— Begin —
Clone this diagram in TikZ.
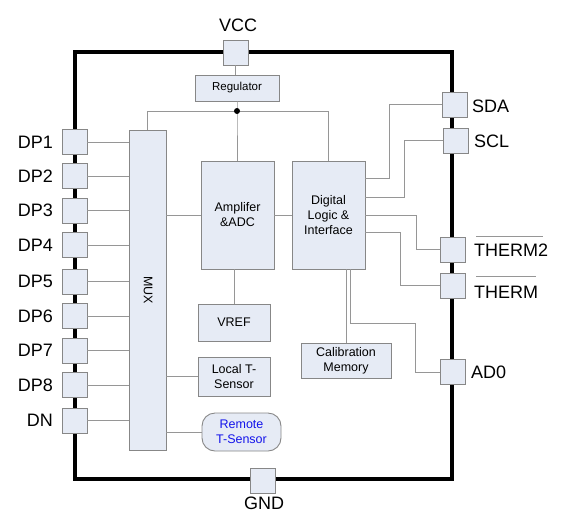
\documentclass[tikz,border=0pt]{standalone}
\usepackage{fontspec}
\setmainfont{Liberation Sans}
\definecolor{boxfill}{RGB}{230,235,245}
\definecolor{boxdraw}{RGB}{135,135,135}
\definecolor{wirec}{RGB}{150,150,150}
\definecolor{remblue}{RGB}{20,20,235}
\begin{document}
\begin{tikzpicture}[x=1pt,y=-1pt,
  pad/.style={draw=boxdraw,fill=boxfill,line width=0.9pt,minimum size=25pt,inner sep=0pt},
  blk/.style={draw=boxdraw,fill=boxfill,line width=0.9pt,inner sep=0pt,align=center,font=\fontsize{12.5}{15}\selectfont},
  wire/.style={draw=wirec,line width=1pt},
  lbl/.style={font=\fontsize{18}{20}\selectfont,inner sep=0pt},
  frame/.style={line width=3.2pt,black}]
\useasboundingbox (0,0) rectangle (561,523);
% frame
\draw[frame] (75,52) rectangle (452,479);
% blocks
\node[blk,minimum width=84pt,minimum height=26pt,font=\fontsize{11.5}{14}\selectfont] (reg) at (237,88) {Regulator};
\node[blk,minimum width=37pt,minimum height=320pt] (mux) at (147.5,290) {};
\node[rotate=-90,font=\fontsize{12.5}{15}\selectfont,inner sep=0pt] (muxt) at (148,290) {MUX};
\node[blk,minimum width=73pt,minimum height=108pt] (amp) at (237.5,215) {Amplifer\\\&ADC};
\node[blk,minimum width=73pt,minimum height=108pt] (dig) at (328.5,215) {Digital\\Logic \&\\Interface};
\node[blk,minimum width=72pt,minimum height=37pt] (vref) at (234,322.5) {VREF};
\node[blk,minimum width=72pt,minimum height=39pt] (lts) at (234,376.5) {Local T-\\Sensor};
\node[blk,minimum width=79pt,minimum height=38pt,rounded corners=13pt,text=remblue] (rts) at (241.5,432) {Remote\\T-Sensor};
\node[blk,minimum width=90pt,minimum height=35pt] (cal) at (346,360.5) {Calibration\\Memory};
% power wiring
\coordinate (dot) at (237,111);
\draw[wire] (reg.south) -- (dot) -- (amp.north -| dot);
\draw[wire] (dot) -- (147,111) -- (147,130);
\draw[wire] (dot) -- (328,111) -- (328,161);
\fill[black] (dot) circle (3pt);
% pads
\node[pad] (vcc) at (235.5,52.5) {};
\node[pad] (gnd) at (263,480.5) {};
\node[lbl,anchor=south] at (238,32) {VCC};
\node[lbl,anchor=north] at (264,497) {GND};
\draw[wire] (vcc.south) -- (vcc.south |- reg.north);
\foreach \n/\y/\t in {p1/142/DP1,p2/176/DP2,p3/210.5/DP3,p4/245/DP4,p5/281.5/DP5,p6/316/DP6,p7/350.5/DP7,p8/385/DP8,dn/420.5/DN}{
  \node[pad] (\n) at (74.5,\y) {};
  \node[lbl,anchor=east] at (53,\y) {\t};
  \draw[wire] (\n.east) -- (\n.east -| mux.west);
}
% mux to blocks
\draw[wire] (mux.east |- amp.west) -- (amp.west);
\draw[wire] (amp.east) -- (dig.west);
\draw[wire] (mux.east |- lts.west) -- (lts.west);
\draw[wire] (mux.east |- rts.west) -- (rts.west);
\draw[wire] (234,269) -- (vref.north);
\draw[wire] (dig.south -| cal.north) -- (cal.north);
% right pads
\node[pad] (sda) at (454.5,104.5) {};
\node[pad] (scl) at (456,140.5) {};
\node[pad] (th2) at (453,249.5) {};
\node[pad] (th) at (452.5,285.5) {};
\node[pad] (ad0) at (452.5,372) {};
\node[lbl,anchor=west] at (472,106) {SDA};
\node[lbl,anchor=west] at (474,141) {SCL};
\node[lbl,anchor=west] (th2l) at (474,250) {THERM2};
\node[lbl,anchor=west] (thl) at (474,292) {THERM};
\draw[wire,line width=0.8pt] (476,236) -- (543,236);
\draw[wire,line width=0.8pt] (476,276) -- (536,276);
% right wiring
\draw[wire] (365,178) -- (389,178) -- (389,104.5) -- (sda.west);
\draw[wire] (365,197) -- (404,197) -- (404,140.5) -- (scl.west);
\draw[wire] (365,215) -- (416,215) -- (416,249.5) -- (th2.west);
\draw[wire] (365,232) -- (400,232) -- (400,285.5) -- (th.west);
\draw[wire] (350,269) -- (350,323) -- (415,323) -- (415,372) -- (ad0.west);
\node[lbl,anchor=west] at (471,372) {AD0};
\end{tikzpicture}
\end{document}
— End —
REQUIRED WORK> Repeat the listing above exactly, with no pictures.

RESULT OF THE TASK>
Clone this diagram in TikZ.
\documentclass[tikz,border=0pt]{standalone}
\usepackage{fontspec}
\setmainfont{Liberation Sans}
\definecolor{boxfill}{RGB}{230,235,245}
\definecolor{boxdraw}{RGB}{135,135,135}
\definecolor{wirec}{RGB}{150,150,150}
\definecolor{remblue}{RGB}{20,20,235}
\begin{document}
\begin{tikzpicture}[x=1pt,y=-1pt,
  pad/.style={draw=boxdraw,fill=boxfill,line width=0.9pt,minimum size=25pt,inner sep=0pt},
  blk/.style={draw=boxdraw,fill=boxfill,line width=0.9pt,inner sep=0pt,align=center,font=\fontsize{12.5}{15}\selectfont},
  wire/.style={draw=wirec,line width=1pt},
  lbl/.style={font=\fontsize{18}{20}\selectfont,inner sep=0pt},
  frame/.style={line width=3.2pt,black}]
\useasboundingbox (0,0) rectangle (561,523);
% frame
\draw[frame] (75,52) rectangle (452,479);
% blocks
\node[blk,minimum width=84pt,minimum height=26pt,font=\fontsize{11.5}{14}\selectfont] (reg) at (237,88) {Regulator};
\node[blk,minimum width=37pt,minimum height=320pt] (mux) at (147.5,290) {};
\node[rotate=-90,font=\fontsize{12.5}{15}\selectfont,inner sep=0pt] (muxt) at (148,290) {MUX};
\node[blk,minimum width=73pt,minimum height=108pt] (amp) at (237.5,215) {Amplifer\\\&ADC};
\node[blk,minimum width=73pt,minimum height=108pt] (dig) at (328.5,215) {Digital\\Logic \&\\Interface};
\node[blk,minimum width=72pt,minimum height=37pt] (vref) at (234,322.5) {VREF};
\node[blk,minimum width=72pt,minimum height=39pt] (lts) at (234,376.5) {Local T-\\Sensor};
\node[blk,minimum width=79pt,minimum height=38pt,rounded corners=13pt,text=remblue] (rts) at (241.5,432) {Remote\\T-Sensor};
\node[blk,minimum width=90pt,minimum height=35pt] (cal) at (346,360.5) {Calibration\\Memory};
% power wiring
\coordinate (dot) at (237,111);
\draw[wire] (reg.south) -- (dot) -- (amp.north -| dot);
\draw[wire] (dot) -- (147,111) -- (147,130);
\draw[wire] (dot) -- (328,111) -- (328,161);
\fill[black] (dot) circle (3pt);
% pads
\node[pad] (vcc) at (235.5,52.5) {};
\node[pad] (gnd) at (263,480.5) {};
\node[lbl,anchor=south] at (238,32) {VCC};
\node[lbl,anchor=north] at (264,497) {GND};
\draw[wire] (vcc.south) -- (vcc.south |- reg.north);
\foreach \n/\y/\t in {p1/142/DP1,p2/176/DP2,p3/210.5/DP3,p4/245/DP4,p5/281.5/DP5,p6/316/DP6,p7/350.5/DP7,p8/385/DP8,dn/420.5/DN}{
  \node[pad] (\n) at (74.5,\y) {};
  \node[lbl,anchor=east] at (53,\y) {\t};
  \draw[wire] (\n.east) -- (\n.east -| mux.west);
}
% mux to blocks
\draw[wire] (mux.east |- amp.west) -- (amp.west);
\draw[wire] (amp.east) -- (dig.west);
\draw[wire] (mux.east |- lts.west) -- (lts.west);
\draw[wire] (mux.east |- rts.west) -- (rts.west);
\draw[wire] (234,269) -- (vref.north);
\draw[wire] (dig.south -| cal.north) -- (cal.north);
% right pads
\node[pad] (sda) at (454.5,104.5) {};
\node[pad] (scl) at (456,140.5) {};
\node[pad] (th2) at (453,249.5) {};
\node[pad] (th) at (452.5,285.5) {};
\node[pad] (ad0) at (452.5,372) {};
\node[lbl,anchor=west] at (472,106) {SDA};
\node[lbl,anchor=west] at (474,141) {SCL};
\node[lbl,anchor=west] (th2l) at (474,250) {THERM2};
\node[lbl,anchor=west] (thl) at (474,292) {THERM};
\draw[wire,line width=0.8pt] (476,236) -- (543,236);
\draw[wire,line width=0.8pt] (476,276) -- (536,276);
% right wiring
\draw[wire] (365,178) -- (389,178) -- (389,104.5) -- (sda.west);
\draw[wire] (365,197) -- (404,197) -- (404,140.5) -- (scl.west);
\draw[wire] (365,215) -- (416,215) -- (416,249.5) -- (th2.west);
\draw[wire] (365,232) -- (400,232) -- (400,285.5) -- (th.west);
\draw[wire] (350,269) -- (350,323) -- (415,323) -- (415,372) -- (ad0.west);
\node[lbl,anchor=west] at (471,372) {AD0};
\end{tikzpicture}
\end{document}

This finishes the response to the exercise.